Capacity Results for Multiple-Input Multiple-Output Optical Wireless Communication With Per-Antenna Intensity Constraints
Ru-Han Chen, Longguang Li, Jia-Ning Guo, Xu Yang, Jian Zhang, Lin Li
TL;DR
This work studies the capacity of MIMO optical intensity channels under per-antenna peak and average constraints, formalized as 0 ≤ X_k ≤ 1 with E[X_k] = α_k, and extends to bounded-cost variants. By channel-reduction to a rank- r model and introducing a channel-graph concept, the authors prove that when the channel graph is strongly connected the strongest eigen-subchannel has positive gains, enabling a dominant rank-1 transmission perspective. They derive multiple capacity bounds using linear precoding, generalized entropy power inequalities, and QR-based receivers, and obtain an equivalent capacity expression for the rank-(n_T−1) case via convex-geometry arguments, along with max-entropy-based high-SNR bounds. The results are validated numerically in indoor VLC and outdoor fading scenarios, showing tight performance of the proposed schemes and bounds, and illustrating practical implications for per-antenna dimming and lighting control in VLC systems.
Abstract
In this paper, we investigate the capacity of a multiple-input multiple-output (MIMO) optical intensity channel (OIC) under per-antenna peak- and average-intensity constraints. We first consider the case where the average intensities of input are required to be equal to preassigned constants due to the requirement of illumination quality and color temperature. When the channel graph of the MIMO OIC is strongly connected, we prove that the strongest eigen-subchannel must have positive channel gains, which simplifies the capacity analysis. Then we derive various capacity bounds by utilizing linear precoding, generalized entropy power inequality, and QR decomposition, etc.
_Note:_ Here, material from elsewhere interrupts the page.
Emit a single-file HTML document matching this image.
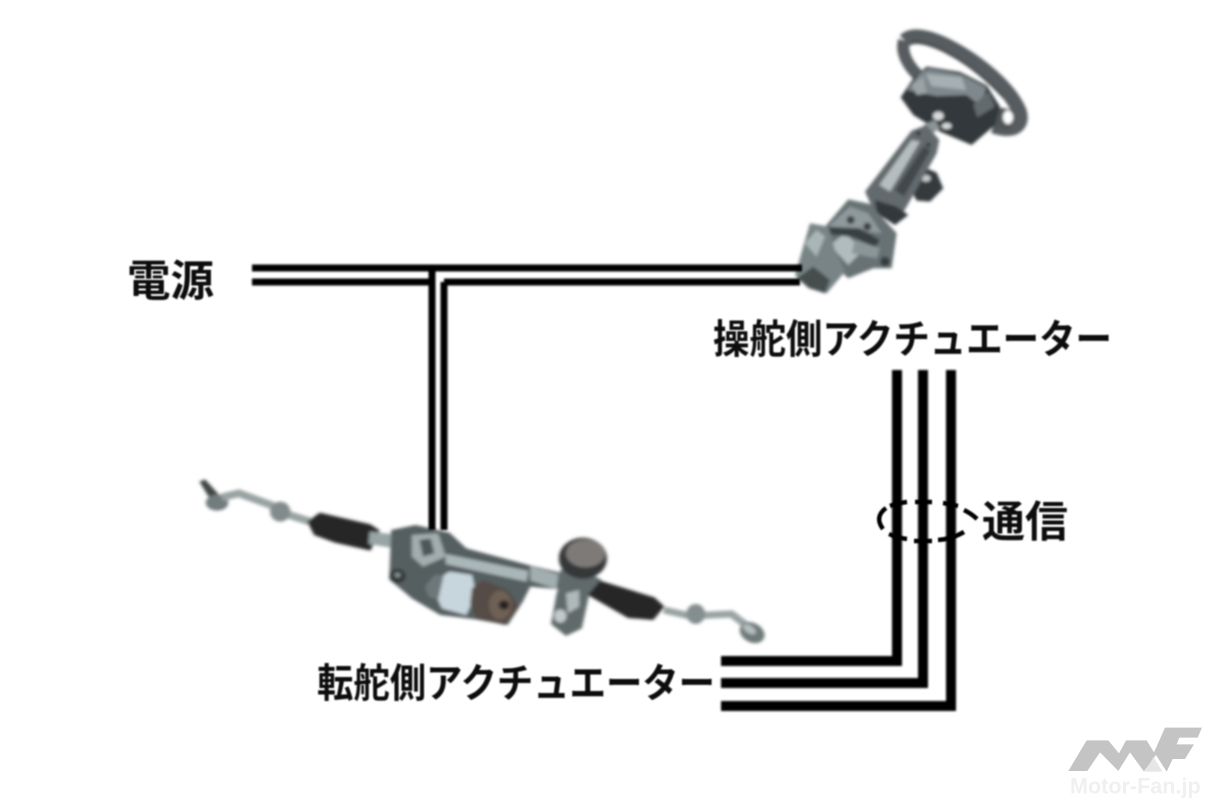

These bounds are numerically verified to approach the capacity in the low or high signal-to-noise ratio regime. Specifically, when the channel rank is one less than the number of transmit antennas, we derive an equivalent capacity expression from the perspective of convex geometry, and new lower bounds are derived based on this equivalent expression. Finally, the developed results are extended to the more general case where the average intensities of input are required to be no larger than preassigned constants.